3. Tall receiving target Malcom Floyd will give the Ravens’ depleted secondary fits for the second year in a row. The recent emergence of 6-foot-5 target Danario Alexander on the other side gives Rivers two gigantic targets on the outside to go along with tight end Antonio Gates and has helped offset the departure of Vincent Jackson and the disappointing production from free-agent bust Robert Meachem. The absence of Jimmy Smith and newly-signed veteran Chris Johnson will leave smaller corners in Corey Graham and Chykie Brown on the field in the nickel package while a taller Cary Williams doesn’t play with much of a physical presence anyway. Floyd burned the Ravens last year to the tune of five catches, 96 yards, and a touchdown. Floyd will post similar numbers on Sunday and will catch a touchdown pass against Baltimore for the second year in a row.

4. Torrey Smith will bounce back from a rough outing last week to catch a touchdown. Pittsburgh was able to make Smith a non-factor as he was held to only one catch for seven yards after he had caught three touchdown passes in the two previous games. The Ravens will go with three-wide sets early in the game to make Jacoby Jones’ presence felt and detract some safety attention from Smith. The second-year wide receiver may not catch a long bomb for a score, but he’ll show off his improved route-running ability against the Chargers and utilize his speed to score his eighth touchdown of the season in a bounce-back performance.

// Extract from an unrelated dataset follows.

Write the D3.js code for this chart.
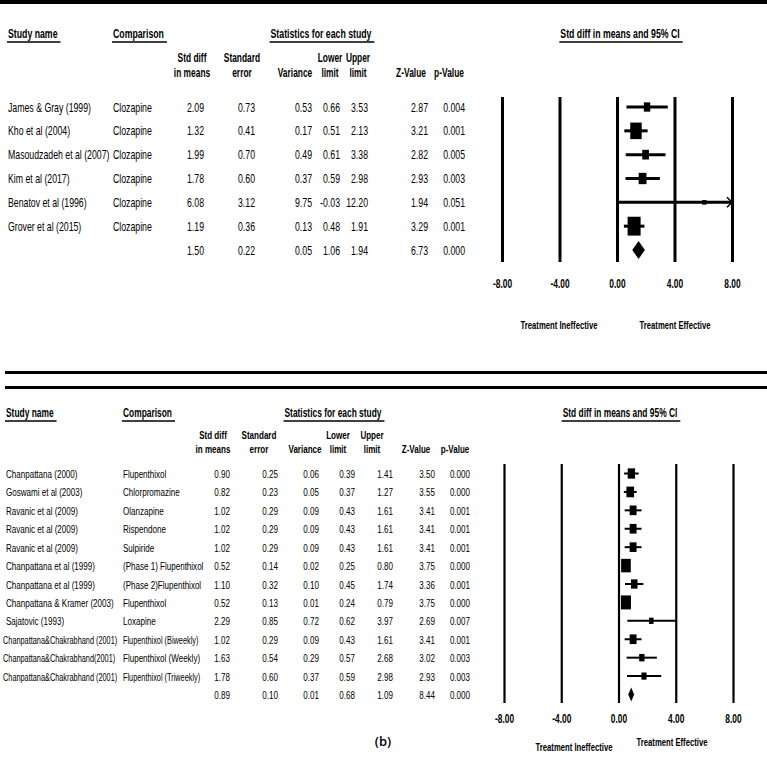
<!DOCTYPE html>
<html>
<head>
<meta charset="utf-8">
<script src="https://cdn.jsdelivr.net/npm/d3@7"></script>
<style>
  body { margin: 0; background: #fff; }
  text { font-family: "Liberation Sans", Arial, sans-serif; fill: #000; }
</style>
</head>
<body>
<div id="chart"></div>
<script>
// ---- data: panel (a) clozapine ----
var topStudies = ["James & Gray (1999)", "Kho et al (2004)", "Masoudzadeh et al (2007)", "Kim et al (2017)", "Benatov et al (1996)", "Grover et al (2015)", ""];
var topComparison = ["Clozapine", "Clozapine", "Clozapine", "Clozapine", "Clozapine", "Clozapine", ""];
var topEffect = [2.09, 1.32, 1.99, 1.78, 6.08, 1.19, 1.50];
var topSE = [0.73, 0.41, 0.70, 0.60, 3.12, 0.36, 0.22];
var topVariance = [0.53, 0.17, 0.49, 0.37, 9.75, 0.13, 0.05];
var topLower = [0.66, 0.51, 0.61, 0.59, -0.03, 0.48, 1.06];
var topUpper = [3.53, 2.13, 3.38, 2.98, 12.20, 1.91, 1.94];
var topZ = [2.87, 3.21, 2.82, 2.93, 1.94, 3.29, 6.73];
var topP = [0.004, 0.001, 0.005, 0.003, 0.051, 0.001, 0.000];

// ---- data: panel (b) flupenthixol etc ----
var botStudies = ["Chanpattana (2000)", "Goswami et al (2003)", "Ravanic et al (2009)", "Ravanic et al (2009)", "Ravanic et al (2009)",
  "Chanpattana et al (1999)", "Chanpattana et al (1999)", "Chanpattana & Kramer (2003)", "Sajatovic (1993)",
  "Chanpattana&Chakrabhand (2001)", "Chanpattana&Chakrabhand(2001)", "Chanpattana&Chakrabhand (2001)", ""];
var botComparison = ["Flupenthixol", "Chlorpromazine", "Olanzapine", "Rispendone", "Sulpiride", "(Phase 1) Flupenthixol",
  "(Phase 2)Flupenthixol", "Flupenthixol", "Loxapine", "Flupenthixol (Biweekly)", "Flupenthixol (Weekly)", "Flupenthixol (Triweekly)", ""];
var botEffect = [0.90, 0.82, 1.02, 1.02, 1.02, 0.52, 1.10, 0.52, 2.29, 1.02, 1.63, 1.78, 0.89];
var botSE = [0.25, 0.23, 0.29, 0.29, 0.29, 0.14, 0.32, 0.13, 0.85, 0.29, 0.54, 0.60, 0.10];
var botVariance = [0.06, 0.05, 0.09, 0.09, 0.09, 0.02, 0.10, 0.01, 0.72, 0.09, 0.29, 0.37, 0.01];
var botLower = [0.39, 0.37, 0.43, 0.43, 0.43, 0.25, 0.45, 0.24, 0.62, 0.43, 0.57, 0.59, 0.68];
var botUpper = [1.41, 1.27, 1.61, 1.61, 1.61, 0.80, 1.74, 0.79, 3.97, 1.61, 2.68, 2.98, 1.09];
var botZ = [3.50, 3.55, 3.41, 3.41, 3.41, 3.75, 3.36, 3.75, 2.69, 3.41, 3.02, 2.93, 8.44];
var botP = [0.000, 0.000, 0.001, 0.001, 0.001, 0.000, 0.001, 0.000, 0.007, 0.001, 0.003, 0.003, 0.000];

var xTicks = [-8, -4, 0, 4, 8];
var colHeads = [["Std diff", "in means"], ["Standard", "error"], ["", "Variance"], ["Lower", "limit"], ["Upper", "limit"], ["", "Z-Value"], ["", "p-Value"]];

var width = 767, height = 762;
var NARROW = 0.7;   // squeeze Liberation Sans to look like Arial Narrow

var svg = d3.select("#chart")
    .append("svg")
    .attr("width", width)
    .attr("height", height);

// thick rules
svg.append("rect").attr("x", 0).attr("y", 0).attr("width", width).attr("height", 4);
svg.append("rect").attr("x", 5).attr("y", 371).attr("width", width - 5).attr("height", 3);
svg.append("rect").attr("x", 5).attr("y", 386).attr("width", width - 5).attr("height", 3);

// narrow text helper
function ntext(g, x, y, str, size, anchor, bold) {
    return g.append("text")
        .attr("transform", "translate(" + x + "," + y + ") scale(" + NARROW + ",1)")
        .attr("font-size", size)
        .attr("font-weight", bold ? "bold" : null)
        .attr("text-anchor", anchor || "start")
        .text(str);
}

// draws one text with a line under it
function underlined(g, x, y, txt, size, anchor) {
    var t = ntext(g, x, y, txt, size, anchor, true);
    var w = t.node().getComputedTextLength() * NARROW;
    var x0 = anchor == "middle" ? x - w / 2 : x;
    g.append("line")
        .attr("x1", x0 - 1).attr("x2", x0 + w + 3)
        .attr("y1", y + 4).attr("y2", y + 4)
        .attr("stroke", "black").attr("stroke-width", 1.6);
}

function drawPanel(p) {
    var g = svg.append("g");
    var n = p.effect.length;
    var fmt2 = function(v) { return v.toFixed(2); };
    var fmt3 = function(v) { return v.toFixed(3); };

    var y = d3.scaleLinear().domain([0, n - 1]).range([p.rowTop, p.rowBottom]);
    var x = d3.scaleLinear().domain([-8, 8]).range(p.xRange);

    // headers
    underlined(g, p.nameX, p.hdrY, "Study name", p.hdrSize);
    underlined(g, p.compX, p.hdrY, "Comparison", p.hdrSize);
    underlined(g, p.statsX, p.hdrY, "Statistics for each study", p.hdrSize, "middle");
    underlined(g, p.ciX, p.hdrY, "Std diff in means and 95% CI", p.hdrSize, "middle");

    colHeads.forEach(function(h, i) {
        ntext(g, p.headX[i], p.sub1Y, h[0], p.subSize, "middle", true);
        ntext(g, p.headX[i], p.sub2Y, h[1], p.subSize, "middle", true);
    });

    // table rows
    var cols = [p.effect, p.se, p.variance, p.lower, p.upper, p.z, p.p];
    for (var i = 0; i < n; i++) {
        var by = y(i) + 4.5;
        var longName = p.studies[i].length > 28;
        ntext(g, p.nameX - (longName ? 3 : 0), by, p.studies[i], longName ? p.rowSize - 1 : p.rowSize);
        ntext(g, p.compX, by, p.comparison[i], p.comparison[i].length > 22 ? p.rowSize - 1 : p.rowSize);
        cols.forEach(function(c, j) {
            ntext(g, p.numX[j], by, j == 6 ? fmt3(c[i]) : fmt2(c[i]), p.rowSize, "end");
        });
    }

    // vertical reference lines + tick labels
    var axis = d3.axisBottom(x)
        .tickValues(xTicks)
        .tickSize(-(p.lineBottom - p.lineTop))
        .tickPadding(p.tickPad)
        .tickFormat(function(d) { return d.toFixed(2); });
    var ax = g.append("g")
        .attr("transform", "translate(0," + p.lineBottom + ")")
        .call(axis);
    ax.select(".domain").remove();
    ax.selectAll("line").attr("stroke", "black").attr("stroke-width", p.gridW);
    ax.selectAll("text")
        .attr("font-size", 12).attr("font-weight", "bold").attr("font-family", null)
        .attr("dy", null)
        .attr("transform", "scale(" + NARROW + ",1)");

    // marker sizes from weights
    var weights = p.se.slice(0, n - 1).map(function(s) { return 1 / (s * s); });
    var size = d3.scalePow().exponent(p.sizeExp)
        .domain([p.sizeExp == 0.5 ? 0 : d3.min(weights), d3.max(weights)])
        .range(p.sizeRange);

    for (var i = 0; i < n - 1; i++) {
        var cy = y(i);
        var lo = Math.max(p.lower[i], -8), hi = Math.min(p.upper[i], 8);
        g.append("line")
            .attr("x1", x(lo)).attr("x2", x(hi))
            .attr("y1", cy).attr("y2", cy)
            .attr("stroke", "black").attr("stroke-width", p.ciW);
        if (p.upper[i] > 8) {
            g.append("path")
                .attr("d", "M" + (x(8) - 5) + "," + (cy - 5) + "L" + x(8) + "," + cy + "L" + (x(8) - 5) + "," + (cy + 5))
                .attr("fill", "none").attr("stroke", "black").attr("stroke-width", 1.5);
        }
        var s = Math.max(size(weights[i]), p.minSize);
        var h = s * p.aspect;
        if (s <= p.minSize) h = s;
        g.append("rect")
            .attr("x", x(p.effect[i]) - s / 2).attr("y", cy - h / 2)
            .attr("width", s).attr("height", h);
    }

    // summary diamond
    var k = n - 1, dy = y(k), dh = p.diamondH / 2;
    g.append("path")
        .attr("d", "M" + x(p.lower[k]) + "," + dy + "L" + x(p.effect[k]) + "," + (dy - dh) +
            "L" + x(p.upper[k]) + "," + dy + "L" + x(p.effect[k]) + "," + (dy + dh) + "Z")
        .attr("fill", "black");

    ntext(g, p.ineffX, p.ineffY, "Treatment Ineffective", 11, "middle", true);
    ntext(g, p.effX, p.effY, "Treatment Effective", 11, "middle", true);
}

drawPanel({
    studies: topStudies, comparison: topComparison, effect: topEffect, se: topSE, variance: topVariance,
    lower: topLower, upper: topUpper, z: topZ, p: topP,
    nameX: 8, compX: 113, statsX: 321, ciX: 620,
    hdrY: 38, hdrSize: 12.5, sub1Y: 62, sub2Y: 77, subSize: 12,
    headX: [192, 242, 295, 330, 358, 411, 449],
    numX: [204, 255, 312, 340, 368, 428, 465],
    rowTop: 107, rowBottom: 250, rowSize: 12.5,
    xRange: [502, 732], lineTop: 97, lineBottom: 262, tickPad: 26, gridW: 3, ciW: 3,
    sizeExp: 0.5, sizeRange: [0, 13], minSize: 4.5, aspect: 1.45, diamondH: 18,
    ineffX: 559, ineffY: 329, effX: 675, effY: 329
});

drawPanel({
    studies: botStudies, comparison: botComparison, effect: botEffect, se: botSE, variance: botVariance,
    lower: botLower, upper: botUpper, z: botZ, p: botP,
    nameX: 6, compX: 123, statsX: 333, ciX: 620,
    hdrY: 417, hdrSize: 12, sub1Y: 439, sub2Y: 453, subSize: 11.5,
    headX: [213, 259, 305, 338, 372, 416, 455],
    numX: [230, 278, 319, 355, 393, 435, 470],
    rowTop: 473.5, rowBottom: 694.5, rowSize: 11.5,
    xRange: [504, 733], lineTop: 464, lineBottom: 703, tickPad: 20, gridW: 2.2, ciW: 2,
    sizeExp: 0.3, sizeRange: [4.5, 10], minSize: 4, aspect: 1.4, diamondH: 14,
    ineffX: 574, ineffY: 751, effX: 672, effY: 746
});

svg.append("text")
    .attr("x", 383).attr("y", 746)
    .attr("text-anchor", "middle")
    .attr("font-size", 13)
    .style("font-family", "'Open Sans', sans-serif")
    .style("font-weight", 600)
    .text("(b)");
</script>
</body>
</html>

5. The Ravens are clearly the better team, but a Pittsburgh hangover, an inconsistent offense, and an unfavorable matchup in the passing game result in a 24-20 loss to the Chargers. A physical and emotionally-draining game with Pittsburgh always leaves both teams weary the following week as the Ravens dropped both games last season immediately following wins over the Steelers. Until they prove otherwise away from M&T Bank Stadium, Flacco and the Baltimore offense cannot be trusted to score enough points to overcome a defense that’s depleted in the secondary and matching up with big receiving targets all over the field. There won’t be much room in the running game, meaning Flacco will need to win this one for the Ravens. The offense won’t be as brutally bad as it was in Pittsburgh, but it won’t be able to save the day by fending off an upset in a difficult West Coast trip.